Leyla McCalla trouve dans The Capitalist Blues une manière d’analyser l’environnement politique actuel, où les problèmes sont souvent financiers, mais pas que. « On se sent tous enfermé dans une cocotte-minute dans ce pays », dit-elle.

McCalla en est à son troisième album, après A Tribute to Langston Hughes (2013) et A Day for the Hunter, A Day for the Prey (2016). Ses deux premiers albums et sa participation comme violoncelliste dans le groupe afro-américain Carolina Chocolate Drops ont toujours présenté sa vision dans des chansons traitant des réalités de la vie, souvent exprimées sous forme de métaphores. Elle a pu explorer les questions d'identité créole haïtienne dans des chansons très arrangées, tout en chantant et s’accompagnant au violoncelle, au banjo ou à la guitare.

McCalla, née à New York, vit à La Nouvelle-Orléans depuis 2010. A Day for the Hunter, A Day for the Prey a non seulement élargi son étude des identités créoles mais aussi diversifié ses sonorités en ajoutant de nombreux instruments à son arc : violon, clarinette, piano, guitare électrique… Sa proximité grandissante avec la communauté musicale de la ville l’a amenée à décrire sa relation avec la Nouvelle-Orléans dans The Capitalist Blues et, pour la première fois, l’a poussée à enregistrer avec un groupe.

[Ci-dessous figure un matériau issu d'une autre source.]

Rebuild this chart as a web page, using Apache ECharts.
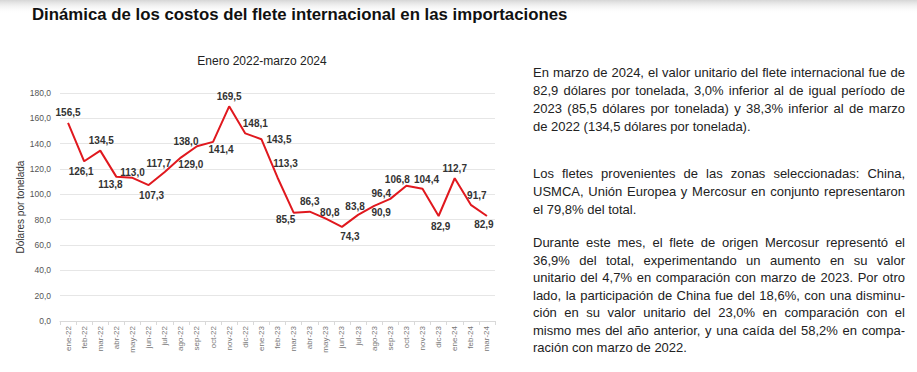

Ce n’était pas délibéré. Le producteur Jimmy Horn lui demande de chanter lors d’une session avec son célèbre groupe de musique, King James and The Special Men, très connu à la New Orléans. A l’époque, elle a déjà de nouvelles chansons en stock mais ne sait pas exactement la forme qu’elles vont bien pouvoir prendre. Lors de cette session, elle se rend compte que travailler avec Horn et son groupe à la Nouvelle-Orléans pourrait être une bonne manière de travailler sur ses nouveaux morceaux. C’est en effet la première fois que McCalla confie la production de son album à quelqu’un d’autre.

The Capitalist Blues montre un côté plus physique et dansant de la musique de McCalla. Le titre ayant donné son nom à l’album est un blues swing ; le côté R&B vintage de la Nouvelle-Orléans sur « Me and My Baby » est indéniable, tout comme le calypso dans « Money is King ». La voix de McCalla change de ton et de contexte au gré de la composition du groupe qui l’accompagne. « Il y a plus d’arrangements », dit-elle. Sa voix ressort sur « Pennha », pour le plus grand bonheur de ses fans de la première heure, mais Leyla fait désormais clairement partie d’un groupe prêt à en découdre sur « Me and My Baby ».

Certains textes traitent des pressions auxquelles les gens font face, tantôt de manière sous-entendue, tantôt de façon très tangible et personnelle. « Heavy as Lead » aborde le thème de la menace que représente la pollution des sols par le plomb - un problème devenu très concret pour McCalla lorsque sa fille fut elle-même contaminée.

The Capitalist Blues est en apparence différent de ses précédents albums, mais McCalla voit clairement l’élément qui les lie. Elle chante toujours la plupart des chansons en créole haïtien, ce qu'elle considère comme un « langage de résistance », et explore plus en profondeur le lien entre la Nouvelle-Orléans et Haïti. Les questions de justice sociale demeurent et de nombreux thèmes de l’album ont déjà été abordés dans A Day for the Hunter, a Day for the Prey. Les line-up sont très différents, mais les chansons prennent leur source au même endroit.

« Pour moi, tout cela reste de la folk », explique McCalla.

L'album est saisissant : McCalla utilise une palette musicale plus large que sur ses albums précédents, incluant souvent un groupe et des percussions. Absence remarquée : le violoncelle, qui a été l’instrument signature de McCalla tout au long de sa carrière solo et de sa présence au sein des Carolina Chocolate Drops. « Je suis arrivée à un stade où j’ai envie d’être artiste et pas que violoncelliste », dit-elle.